** begin **
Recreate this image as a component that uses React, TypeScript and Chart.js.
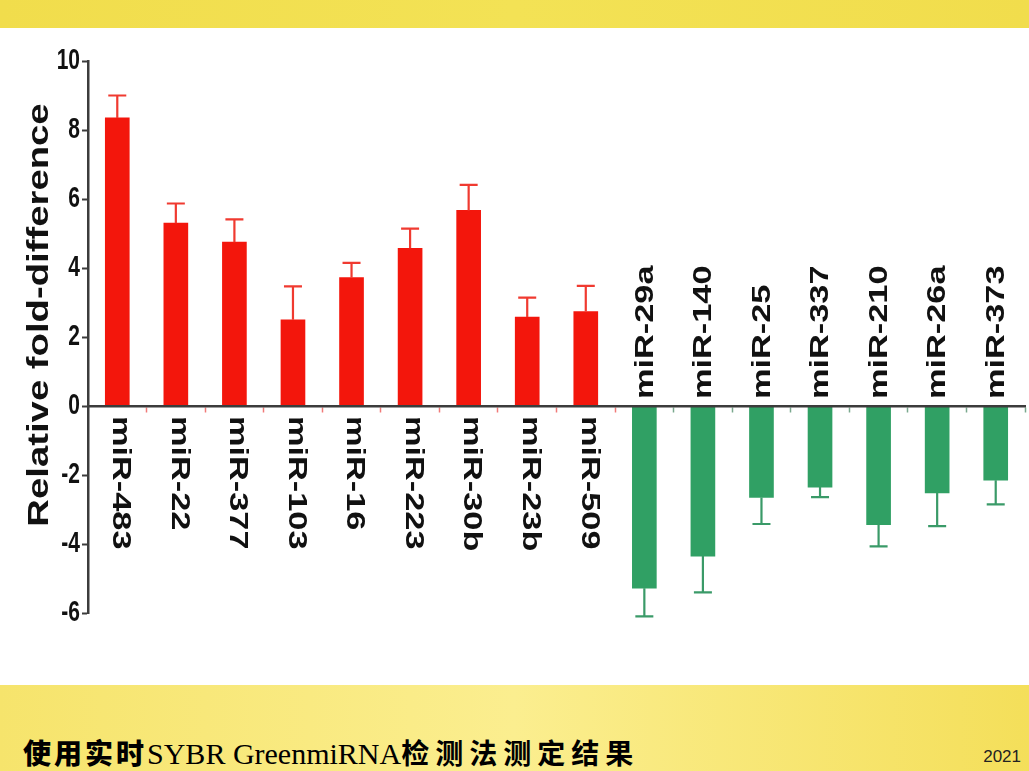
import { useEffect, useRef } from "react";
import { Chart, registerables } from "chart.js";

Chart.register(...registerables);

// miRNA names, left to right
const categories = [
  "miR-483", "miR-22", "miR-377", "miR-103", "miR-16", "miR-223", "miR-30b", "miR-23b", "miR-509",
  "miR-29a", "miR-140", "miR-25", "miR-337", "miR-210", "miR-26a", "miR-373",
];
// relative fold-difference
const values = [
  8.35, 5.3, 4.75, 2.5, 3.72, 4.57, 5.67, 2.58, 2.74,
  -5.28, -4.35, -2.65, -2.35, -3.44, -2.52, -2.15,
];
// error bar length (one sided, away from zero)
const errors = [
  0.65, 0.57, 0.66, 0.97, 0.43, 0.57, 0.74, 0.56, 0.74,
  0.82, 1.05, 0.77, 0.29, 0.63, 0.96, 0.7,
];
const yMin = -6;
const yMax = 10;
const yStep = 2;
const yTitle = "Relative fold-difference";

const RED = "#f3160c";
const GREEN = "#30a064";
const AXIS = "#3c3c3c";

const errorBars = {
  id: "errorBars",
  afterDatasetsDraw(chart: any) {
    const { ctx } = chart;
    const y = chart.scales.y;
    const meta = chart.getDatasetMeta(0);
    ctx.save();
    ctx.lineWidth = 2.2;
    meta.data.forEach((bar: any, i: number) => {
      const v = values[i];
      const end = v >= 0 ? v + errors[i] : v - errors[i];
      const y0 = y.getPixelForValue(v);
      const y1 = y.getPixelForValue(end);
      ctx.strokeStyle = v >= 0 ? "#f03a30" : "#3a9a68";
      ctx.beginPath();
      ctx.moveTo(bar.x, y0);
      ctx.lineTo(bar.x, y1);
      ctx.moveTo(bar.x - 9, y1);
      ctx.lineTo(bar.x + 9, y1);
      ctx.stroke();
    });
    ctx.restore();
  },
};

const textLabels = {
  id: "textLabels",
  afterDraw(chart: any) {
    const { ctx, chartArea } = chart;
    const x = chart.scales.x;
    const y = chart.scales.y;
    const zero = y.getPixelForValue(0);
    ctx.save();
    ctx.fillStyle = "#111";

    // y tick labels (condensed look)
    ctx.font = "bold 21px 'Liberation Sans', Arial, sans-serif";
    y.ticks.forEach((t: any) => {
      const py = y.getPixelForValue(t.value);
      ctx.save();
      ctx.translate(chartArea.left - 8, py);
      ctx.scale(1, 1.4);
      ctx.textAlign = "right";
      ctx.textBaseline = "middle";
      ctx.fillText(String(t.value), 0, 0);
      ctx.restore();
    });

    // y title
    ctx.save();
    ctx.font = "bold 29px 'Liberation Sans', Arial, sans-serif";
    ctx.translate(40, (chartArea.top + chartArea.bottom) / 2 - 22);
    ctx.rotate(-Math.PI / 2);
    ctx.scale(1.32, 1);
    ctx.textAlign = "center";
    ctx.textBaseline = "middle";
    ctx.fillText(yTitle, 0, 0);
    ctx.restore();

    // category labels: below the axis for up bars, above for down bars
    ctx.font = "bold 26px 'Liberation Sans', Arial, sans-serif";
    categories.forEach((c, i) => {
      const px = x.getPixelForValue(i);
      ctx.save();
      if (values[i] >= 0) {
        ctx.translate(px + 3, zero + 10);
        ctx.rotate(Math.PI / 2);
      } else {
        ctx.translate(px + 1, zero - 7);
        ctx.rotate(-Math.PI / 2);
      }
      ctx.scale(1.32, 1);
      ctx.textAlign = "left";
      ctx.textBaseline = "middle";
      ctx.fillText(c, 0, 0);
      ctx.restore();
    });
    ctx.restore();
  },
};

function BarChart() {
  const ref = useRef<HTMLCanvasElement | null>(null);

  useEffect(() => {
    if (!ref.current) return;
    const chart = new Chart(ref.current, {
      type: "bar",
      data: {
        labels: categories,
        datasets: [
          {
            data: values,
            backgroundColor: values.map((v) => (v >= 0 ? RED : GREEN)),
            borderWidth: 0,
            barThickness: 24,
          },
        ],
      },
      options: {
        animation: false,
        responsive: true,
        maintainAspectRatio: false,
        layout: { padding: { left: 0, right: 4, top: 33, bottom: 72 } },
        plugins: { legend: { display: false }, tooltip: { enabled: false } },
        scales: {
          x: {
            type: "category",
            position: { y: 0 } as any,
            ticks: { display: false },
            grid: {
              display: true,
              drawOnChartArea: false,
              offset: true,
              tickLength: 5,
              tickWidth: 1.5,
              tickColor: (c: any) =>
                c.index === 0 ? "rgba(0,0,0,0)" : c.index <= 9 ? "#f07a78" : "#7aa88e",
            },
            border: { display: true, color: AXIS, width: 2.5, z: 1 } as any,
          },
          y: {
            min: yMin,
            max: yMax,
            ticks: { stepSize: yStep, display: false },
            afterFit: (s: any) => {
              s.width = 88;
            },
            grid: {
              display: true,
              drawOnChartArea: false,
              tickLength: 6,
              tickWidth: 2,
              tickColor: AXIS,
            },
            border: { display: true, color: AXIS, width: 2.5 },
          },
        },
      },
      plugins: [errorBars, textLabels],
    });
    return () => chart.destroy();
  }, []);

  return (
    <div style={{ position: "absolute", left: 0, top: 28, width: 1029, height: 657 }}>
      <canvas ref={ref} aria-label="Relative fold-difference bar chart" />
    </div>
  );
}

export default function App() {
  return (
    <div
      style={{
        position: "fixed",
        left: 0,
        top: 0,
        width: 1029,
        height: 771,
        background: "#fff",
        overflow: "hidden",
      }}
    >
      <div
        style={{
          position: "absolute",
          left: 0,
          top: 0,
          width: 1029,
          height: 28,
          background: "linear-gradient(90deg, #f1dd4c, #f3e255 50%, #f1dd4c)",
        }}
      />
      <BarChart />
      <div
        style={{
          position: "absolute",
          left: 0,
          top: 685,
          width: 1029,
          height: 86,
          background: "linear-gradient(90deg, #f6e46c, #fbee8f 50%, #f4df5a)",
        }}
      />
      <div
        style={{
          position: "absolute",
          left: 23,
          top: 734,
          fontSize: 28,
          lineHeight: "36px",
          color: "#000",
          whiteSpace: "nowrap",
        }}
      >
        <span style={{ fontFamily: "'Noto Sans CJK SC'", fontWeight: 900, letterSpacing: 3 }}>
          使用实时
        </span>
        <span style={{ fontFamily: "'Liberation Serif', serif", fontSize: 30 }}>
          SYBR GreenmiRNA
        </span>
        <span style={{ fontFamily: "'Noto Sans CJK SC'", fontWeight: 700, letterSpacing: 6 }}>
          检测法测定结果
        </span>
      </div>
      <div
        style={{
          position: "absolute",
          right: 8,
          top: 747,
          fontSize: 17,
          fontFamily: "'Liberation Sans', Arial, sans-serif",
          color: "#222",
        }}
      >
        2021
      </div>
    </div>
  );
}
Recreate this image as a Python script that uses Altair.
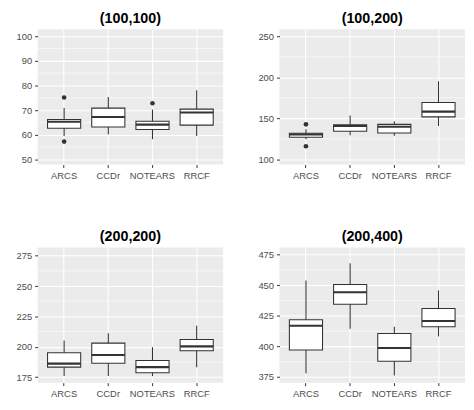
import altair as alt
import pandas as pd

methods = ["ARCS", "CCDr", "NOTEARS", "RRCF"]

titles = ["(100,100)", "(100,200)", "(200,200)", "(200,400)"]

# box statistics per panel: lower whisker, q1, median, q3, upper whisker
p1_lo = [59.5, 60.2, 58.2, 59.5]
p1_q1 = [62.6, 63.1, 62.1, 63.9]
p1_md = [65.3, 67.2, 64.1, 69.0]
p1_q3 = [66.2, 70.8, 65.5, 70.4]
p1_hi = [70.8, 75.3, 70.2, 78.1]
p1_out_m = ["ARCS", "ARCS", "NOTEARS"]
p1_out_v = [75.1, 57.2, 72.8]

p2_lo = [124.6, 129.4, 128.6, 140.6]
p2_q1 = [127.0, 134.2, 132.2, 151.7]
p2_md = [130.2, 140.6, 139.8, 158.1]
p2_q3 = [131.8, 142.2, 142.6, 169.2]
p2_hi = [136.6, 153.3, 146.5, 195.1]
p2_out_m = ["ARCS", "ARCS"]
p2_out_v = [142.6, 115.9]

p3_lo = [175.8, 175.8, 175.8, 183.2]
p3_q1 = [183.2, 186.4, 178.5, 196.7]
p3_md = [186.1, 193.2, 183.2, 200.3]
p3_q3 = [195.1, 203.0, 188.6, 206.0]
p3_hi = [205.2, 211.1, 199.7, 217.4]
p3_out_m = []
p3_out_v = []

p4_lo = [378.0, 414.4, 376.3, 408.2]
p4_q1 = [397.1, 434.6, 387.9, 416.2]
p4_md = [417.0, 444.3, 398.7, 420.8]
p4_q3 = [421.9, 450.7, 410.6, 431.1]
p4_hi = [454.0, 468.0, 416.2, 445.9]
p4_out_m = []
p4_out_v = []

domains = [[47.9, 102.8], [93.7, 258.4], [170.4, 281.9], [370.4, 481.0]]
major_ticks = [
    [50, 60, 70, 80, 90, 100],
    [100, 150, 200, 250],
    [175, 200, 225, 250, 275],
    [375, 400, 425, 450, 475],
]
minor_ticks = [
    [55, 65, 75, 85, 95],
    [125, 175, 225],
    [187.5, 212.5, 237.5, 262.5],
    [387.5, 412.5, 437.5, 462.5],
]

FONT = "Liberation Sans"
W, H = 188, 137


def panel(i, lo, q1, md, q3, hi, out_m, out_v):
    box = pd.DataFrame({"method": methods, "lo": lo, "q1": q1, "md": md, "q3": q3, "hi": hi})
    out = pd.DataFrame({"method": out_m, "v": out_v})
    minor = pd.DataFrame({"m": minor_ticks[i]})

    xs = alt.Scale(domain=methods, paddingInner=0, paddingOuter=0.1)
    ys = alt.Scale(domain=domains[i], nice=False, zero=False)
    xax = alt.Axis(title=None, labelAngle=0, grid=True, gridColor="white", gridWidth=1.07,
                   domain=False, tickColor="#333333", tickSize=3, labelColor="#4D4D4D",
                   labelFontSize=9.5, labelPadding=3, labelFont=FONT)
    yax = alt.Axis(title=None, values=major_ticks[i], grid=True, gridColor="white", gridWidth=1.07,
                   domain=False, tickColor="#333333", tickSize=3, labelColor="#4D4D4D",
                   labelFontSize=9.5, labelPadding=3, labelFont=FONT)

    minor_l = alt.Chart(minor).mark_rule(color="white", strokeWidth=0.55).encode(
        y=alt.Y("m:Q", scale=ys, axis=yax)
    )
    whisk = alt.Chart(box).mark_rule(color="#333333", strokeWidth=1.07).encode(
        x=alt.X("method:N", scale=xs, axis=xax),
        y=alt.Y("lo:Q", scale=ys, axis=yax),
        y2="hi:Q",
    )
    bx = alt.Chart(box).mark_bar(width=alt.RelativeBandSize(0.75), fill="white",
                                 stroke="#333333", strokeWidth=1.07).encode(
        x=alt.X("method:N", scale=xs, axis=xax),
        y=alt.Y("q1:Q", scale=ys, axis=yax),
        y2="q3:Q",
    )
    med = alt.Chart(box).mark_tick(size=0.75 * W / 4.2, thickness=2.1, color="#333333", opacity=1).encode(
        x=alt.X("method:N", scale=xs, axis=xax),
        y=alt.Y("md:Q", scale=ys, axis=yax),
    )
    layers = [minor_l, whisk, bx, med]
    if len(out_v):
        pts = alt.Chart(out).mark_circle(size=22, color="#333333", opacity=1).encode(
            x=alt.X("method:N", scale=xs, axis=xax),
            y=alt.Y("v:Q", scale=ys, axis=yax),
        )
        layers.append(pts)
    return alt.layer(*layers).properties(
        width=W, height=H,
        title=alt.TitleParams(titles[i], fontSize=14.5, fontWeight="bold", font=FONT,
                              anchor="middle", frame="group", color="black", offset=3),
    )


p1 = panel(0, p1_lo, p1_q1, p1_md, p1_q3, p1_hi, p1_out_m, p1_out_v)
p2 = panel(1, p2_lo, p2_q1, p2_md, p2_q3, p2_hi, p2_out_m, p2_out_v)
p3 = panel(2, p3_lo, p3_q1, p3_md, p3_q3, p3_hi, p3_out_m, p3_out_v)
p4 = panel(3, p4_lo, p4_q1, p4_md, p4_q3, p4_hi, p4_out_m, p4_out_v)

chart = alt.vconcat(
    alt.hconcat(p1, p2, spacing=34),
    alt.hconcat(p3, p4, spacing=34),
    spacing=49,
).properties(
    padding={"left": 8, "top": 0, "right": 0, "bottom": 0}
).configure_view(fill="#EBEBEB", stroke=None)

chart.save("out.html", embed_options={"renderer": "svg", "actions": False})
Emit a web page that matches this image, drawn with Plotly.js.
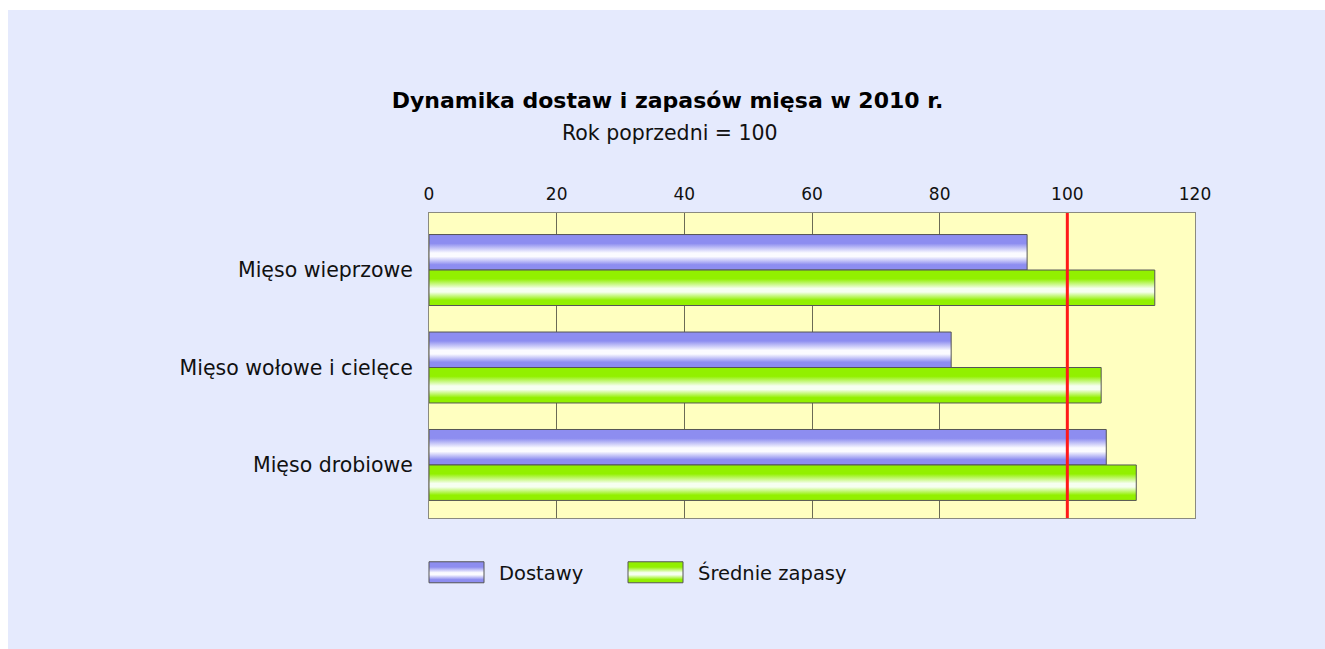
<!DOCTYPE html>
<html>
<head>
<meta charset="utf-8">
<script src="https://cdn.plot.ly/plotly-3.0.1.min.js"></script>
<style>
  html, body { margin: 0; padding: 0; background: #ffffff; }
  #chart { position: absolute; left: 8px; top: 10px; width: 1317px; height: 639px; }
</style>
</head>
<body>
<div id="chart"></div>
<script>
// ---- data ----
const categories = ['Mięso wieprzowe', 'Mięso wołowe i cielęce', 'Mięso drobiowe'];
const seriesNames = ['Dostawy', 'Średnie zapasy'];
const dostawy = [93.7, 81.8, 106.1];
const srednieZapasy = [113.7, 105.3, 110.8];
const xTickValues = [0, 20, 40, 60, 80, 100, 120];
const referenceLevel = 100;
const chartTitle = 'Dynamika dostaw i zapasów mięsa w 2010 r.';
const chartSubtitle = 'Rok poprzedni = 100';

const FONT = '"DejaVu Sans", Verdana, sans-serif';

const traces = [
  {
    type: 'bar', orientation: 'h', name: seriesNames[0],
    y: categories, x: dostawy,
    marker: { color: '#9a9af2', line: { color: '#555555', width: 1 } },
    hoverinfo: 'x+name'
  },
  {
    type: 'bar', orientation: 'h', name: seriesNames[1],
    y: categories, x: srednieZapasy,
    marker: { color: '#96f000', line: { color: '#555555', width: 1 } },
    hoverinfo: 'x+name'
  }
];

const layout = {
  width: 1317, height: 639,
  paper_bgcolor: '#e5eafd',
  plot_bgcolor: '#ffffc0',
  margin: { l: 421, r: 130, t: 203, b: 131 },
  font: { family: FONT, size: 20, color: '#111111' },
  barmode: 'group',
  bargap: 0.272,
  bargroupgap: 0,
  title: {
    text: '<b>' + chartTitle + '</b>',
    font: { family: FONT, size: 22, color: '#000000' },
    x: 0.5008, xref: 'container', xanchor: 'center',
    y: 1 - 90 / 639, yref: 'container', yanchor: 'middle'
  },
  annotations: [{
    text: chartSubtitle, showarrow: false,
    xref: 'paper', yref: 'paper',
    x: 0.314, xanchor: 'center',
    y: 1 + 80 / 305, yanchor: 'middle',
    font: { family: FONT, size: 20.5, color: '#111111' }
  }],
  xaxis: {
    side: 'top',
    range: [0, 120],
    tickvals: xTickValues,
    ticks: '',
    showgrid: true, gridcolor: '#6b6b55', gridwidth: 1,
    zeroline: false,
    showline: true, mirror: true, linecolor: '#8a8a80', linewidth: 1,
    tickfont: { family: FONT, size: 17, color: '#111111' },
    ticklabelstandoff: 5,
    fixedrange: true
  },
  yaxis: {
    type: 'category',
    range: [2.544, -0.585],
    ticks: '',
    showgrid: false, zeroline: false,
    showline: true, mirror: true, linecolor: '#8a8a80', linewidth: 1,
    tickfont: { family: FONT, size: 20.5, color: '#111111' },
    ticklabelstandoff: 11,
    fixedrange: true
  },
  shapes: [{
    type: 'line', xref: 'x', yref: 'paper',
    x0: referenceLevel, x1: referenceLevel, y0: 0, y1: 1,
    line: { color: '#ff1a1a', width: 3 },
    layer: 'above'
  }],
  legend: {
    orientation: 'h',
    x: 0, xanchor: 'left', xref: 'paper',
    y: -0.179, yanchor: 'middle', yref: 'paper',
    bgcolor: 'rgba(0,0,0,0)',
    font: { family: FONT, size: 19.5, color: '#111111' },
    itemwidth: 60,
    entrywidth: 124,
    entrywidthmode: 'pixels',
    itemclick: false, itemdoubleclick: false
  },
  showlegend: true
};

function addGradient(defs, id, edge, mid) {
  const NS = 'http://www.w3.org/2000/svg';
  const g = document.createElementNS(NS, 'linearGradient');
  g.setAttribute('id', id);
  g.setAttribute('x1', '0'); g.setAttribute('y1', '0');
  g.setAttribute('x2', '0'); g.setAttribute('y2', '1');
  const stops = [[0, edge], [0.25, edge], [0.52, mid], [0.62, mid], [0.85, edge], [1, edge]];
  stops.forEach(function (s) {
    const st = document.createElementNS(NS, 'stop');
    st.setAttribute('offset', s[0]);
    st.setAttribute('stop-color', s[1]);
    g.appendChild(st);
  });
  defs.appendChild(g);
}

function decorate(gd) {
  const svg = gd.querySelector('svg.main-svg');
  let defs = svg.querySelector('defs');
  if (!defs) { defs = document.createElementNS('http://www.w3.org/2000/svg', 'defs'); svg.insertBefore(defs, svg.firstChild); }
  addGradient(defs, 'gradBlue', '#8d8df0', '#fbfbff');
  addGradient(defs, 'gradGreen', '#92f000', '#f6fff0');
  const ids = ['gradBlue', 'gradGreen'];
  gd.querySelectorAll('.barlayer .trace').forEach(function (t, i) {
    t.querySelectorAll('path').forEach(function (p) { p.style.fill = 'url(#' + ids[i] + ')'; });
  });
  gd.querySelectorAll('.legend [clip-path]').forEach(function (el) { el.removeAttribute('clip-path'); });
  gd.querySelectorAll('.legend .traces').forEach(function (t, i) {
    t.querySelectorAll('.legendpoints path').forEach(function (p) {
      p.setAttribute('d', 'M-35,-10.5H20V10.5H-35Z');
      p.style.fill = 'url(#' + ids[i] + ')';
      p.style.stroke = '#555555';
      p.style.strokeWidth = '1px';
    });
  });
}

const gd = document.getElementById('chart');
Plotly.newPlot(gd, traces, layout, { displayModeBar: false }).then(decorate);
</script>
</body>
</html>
** end **
### WRITTEN PROBLEM
Only the lines from the top of the data through the line with "Chart.register(...registerables);" should be quoted, exactly and with both ends kept; skip the pictures.

### RESPONSE FOR THIS EXERCISE
Recreate this image as a component that uses React, TypeScript and Chart.js.
import { useEffect, useRef } from "react";
import { Chart, registerables } from "chart.js";

Chart.register(...registerables);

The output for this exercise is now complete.